Вернемся теперь к началу нашего повествования и постараемся со всем тщанием нарисовать читателю портрет каждого из четырех героев, ничего не скрывая и не приукрашивая, с помощью кисти самой природы, которая, несмотря на беспорядок, порой отличается удивительной тонкостью, что часто, к слову, ей во вред самой. Ибо – осмелимся, между прочим, высказать рискованную мысль, – если преступление не обладает тем родом деликатности, что присуща добродетели, то не выглядит ли оно зачастую даже высоким и в какой-то степени величественным, превосходя в привлекательности томную и унылую добродетель?

Вы скажете, что в жизни для равновесия потребно и то и другое? И нам ли проникать в законы природы, нам ли решать, что более необходимо: порок или добродетель? Чтобы склониться в этом споре на ту или иную сторону, надо обладать особыми, высшими полномочиями, которыми она нас не наделила. Но продолжим наше повествование.

ГЕРЦОГ БЛАНЖИ уже в восемнадцать лет стал обладателем огромного состояния, которое он значительно округлил с помощью махинаций по незаконному взиманию налогов. Он рано испытал на себе недоброжелательство толпы, взирающей на очень богатого юношу, ни в чем себе не отказывающего. Почти всегда в таких случаях мерилом собственных сил становится мера порока. Если бы герцогу была бы от рождения дарована простая, примитивная натура, то, быть может, она бы уравновесила опасности его положения. Но Природа, эта диковинная мать, иной раз словно сговаривается с Фортуной, чтобы та споспешествовала всем дурным склонностям, которыми она, Природа, награждает некоторых из своих созданий в целях, совершенно противных целям добродетели. Оттого, что Природа, повторю я, равно нуждается как в пороке, так и в добродетели, она вручила обладавшему несметным богатством Бланжи все свойства, необходимые для того, чтобы этим богатством злоупотреблять. Вместе со злодейски изощренным умом она вдохнула в него черную черствую душу, чудовищные вкусы и прихоти ужасающего разврата, которому герцог и предавался вволю. Рожденный лживым, грубым, властным, жестоким, себялюбцем, равно расточительным для своих удовольствий и скупым, когда дело шло о пользе других; враль, обжора, пьяница, содомит, кровосмеситель, убийца, поджигатель, вор – хоть бы одна добродетель в реестре его качеств! Да что я говорю? Он был убежден и часто повторял, что, чтобы стать полностью счастливым, человек должен пройти через все возможные пороки и никогда не позволять себе никаких добродетелей. Должно вершить только зло и никому никогда не делать добра. «Есть немало людей, которые совершают зло только в порыве страсти, – говорил герцог. – Справившись с заблуждением, их душа возвращается на путь добродетели. Вот так в ошибках и угрызениях совести проходит их жизнь, и в конце ее они уже не знают, какова же была их роль на земле».

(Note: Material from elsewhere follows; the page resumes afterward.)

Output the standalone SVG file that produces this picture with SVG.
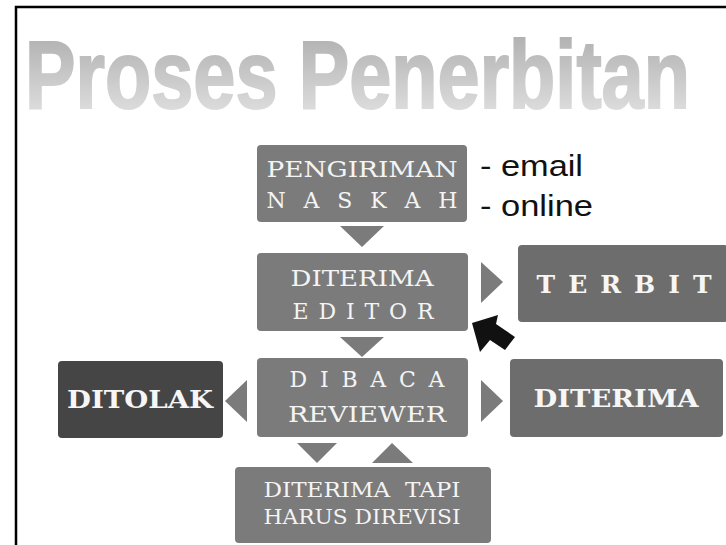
<svg xmlns="http://www.w3.org/2000/svg" width="726" height="545" viewBox="0 0 726 545">
<defs>
<linearGradient id="tg" x1="0" y1="0" x2="0" y2="1">
<stop offset="0" stop-color="#a9a9a9"/>
<stop offset="1" stop-color="#e6e6e6"/>
</linearGradient>
<style>
.box{fill:#7b7b7b;}
.boxd{fill:#6d6d6d;}
.boxk{fill:#454545;}
.tri{fill:#7b7b7b;}
.t{font-family:"DejaVu Serif","Liberation Serif",serif;fill:#f4f4f4;text-anchor:middle;}
.tb{font-family:"DejaVu Serif","Liberation Serif",serif;font-weight:bold;fill:#f6f6f6;text-anchor:middle;}
.side{font-family:"Liberation Sans","DejaVu Sans",sans-serif;fill:#111;font-size:30px;}
</style>
</defs>
<rect x="0" y="0" width="726" height="545" fill="#ffffff"/>
<rect x="16" y="7" width="730" height="560" fill="none" stroke="#000" stroke-width="2.5"/>
<text id="title" transform="translate(25,108) scale(1,1.65)" x="0" y="0" font-family="Liberation Sans, DejaVu Sans, sans-serif" font-weight="bold" font-size="58" fill="url(#tg)" stroke="url(#tg)" stroke-width="1.2" textLength="665" lengthAdjust="spacingAndGlyphs">Proses Penerbitan</text>

<g id="connectors">
<polygon class="tri" points="340,226 384,226 362,247"/>
<polygon class="tri" points="481,262 503,282 481,303"/>
<polygon class="tri" points="340,337 384,337 362,357"/>
<polygon class="tri" points="247,380 247,422 225,401"/>
<polygon class="tri" points="481,380 503,401 481,422"/>
<polygon class="tri" points="297,443 337,443 317,463"/>
<polygon class="tri" points="372,463 413,463 392,443"/>
<polygon fill="#111" points="472,323 498,315 496,324 515,337 505,350 490,340 480,352"/>
</g>

<g id="pengiriman">
<rect class="box" x="257" y="145" width="210" height="77" rx="4"/>
<text class="t" x="362" y="177" font-size="22" textLength="191" lengthAdjust="spacingAndGlyphs">PENGIRIMAN</text>
<text class="t" x="362" y="208" font-size="22" textLength="191" lengthAdjust="spacing">N A S K A H</text>
</g>
<g id="keterangan">
<text class="side" x="480" y="176" textLength="103" lengthAdjust="spacingAndGlyphs">- email</text>
<text class="side" x="480" y="216" textLength="113" lengthAdjust="spacingAndGlyphs">- online</text>
</g>

<g id="editor">
<rect class="box" x="257" y="253" width="211" height="78" rx="4"/>
<text class="t" x="362" y="286" font-size="22" textLength="143" lengthAdjust="spacingAndGlyphs">DITERIMA</text>
<text class="t" x="363" y="319" font-size="22" textLength="141" lengthAdjust="spacing">E D I T O R</text>
</g>

<g id="terbit">
<rect class="boxd" x="518" y="245" width="210" height="77" rx="4"/>
<text class="tb" x="624" y="293" font-size="25" textLength="175" lengthAdjust="spacing">T E R B I T</text>
</g>

<g id="reviewer">
<rect class="box" x="257" y="358" width="211" height="79" rx="4"/>
<text class="t" x="367" y="387" font-size="22" textLength="155" lengthAdjust="spacing">D I B A C A</text>
<text class="t" x="367" y="422" font-size="22" textLength="158" lengthAdjust="spacingAndGlyphs">REVIEWER</text>
</g>

<g id="ditolak">
<rect class="boxk" x="58" y="361" width="165" height="77" rx="4"/>
<text class="tb" x="140" y="408" font-size="25" textLength="146" lengthAdjust="spacingAndGlyphs">DITOLAK</text>
</g>

<g id="diterima">
<rect class="boxd" x="510" y="359" width="213" height="78" rx="4"/>
<text class="tb" x="616" y="407" font-size="25" textLength="165" lengthAdjust="spacingAndGlyphs">DITERIMA</text>
</g>

<g id="revisi">
<rect class="box" x="235" y="467" width="256" height="76" rx="4"/>
<text class="t" x="362" y="497" font-size="20" textLength="197" lengthAdjust="spacingAndGlyphs" xml:space="preserve">DITERIMA  TAPI</text>
<text class="t" x="362" y="524" font-size="20" textLength="197" lengthAdjust="spacingAndGlyphs">HARUS DIREVISI</text>
</g>
</svg>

– Эти создания, – продолжал герцог, – должны быть несчастны: всегда колеблющиеся, всегда нерешительные, они проходят по жизни, ненавидя утром то, что было ими сделано вечером. Познавая удовольствия, они дрожат, позволяя их себе, и таким образом становятся порочными в добродетели и добродетельными в пороке. Моя натура другая. Я не испытываю подобных колебаний в своем выборе. И так как я всегда уверен, что найду удовольствие в том, что делаю, раскаяние не ослабляет влечения. Твердый в своих принципах, которые сформировались у меня еще в молодые годы, я всегда поступаю в соответствии с ними. Они помогли мне понять пустоту и ничтожество добродетели. Я ее ненавижу и никогда к ней не вернусь. Я убедился, что порок – это единственный способ заставить человека испытать сладострастие, этот головокружительный трепет, моральный и физический, источник самых восхитительных вожделений. С нежных лет я отказался от химер религии, убедившись, что существование Бога – это возмутительный абсурд, в который ныне не верят даже дети. И я не собираюсь сдерживать свои влечения, чтобы ему угодить. Ими меня наделила природа, и если бы я им воспротивился, это возмутило бы ее. Если она дала мне плохие наклонности, значит, считала таковые необходимыми для меня. Я – лишь инструмент в ее руках, она вертит мною, как хочет, и каждое из совершенных мною преступлений служит ей. Чем больше она мне их внушает, тем, значит, более они ей нужны. Я был бы глупцом, если бы противился ей! Таким образом, против меня только законы, но их я не боюсь: мое золото и мое положение ставят меня над этими вульгарными запорами, в которые стучатся одни плебеи.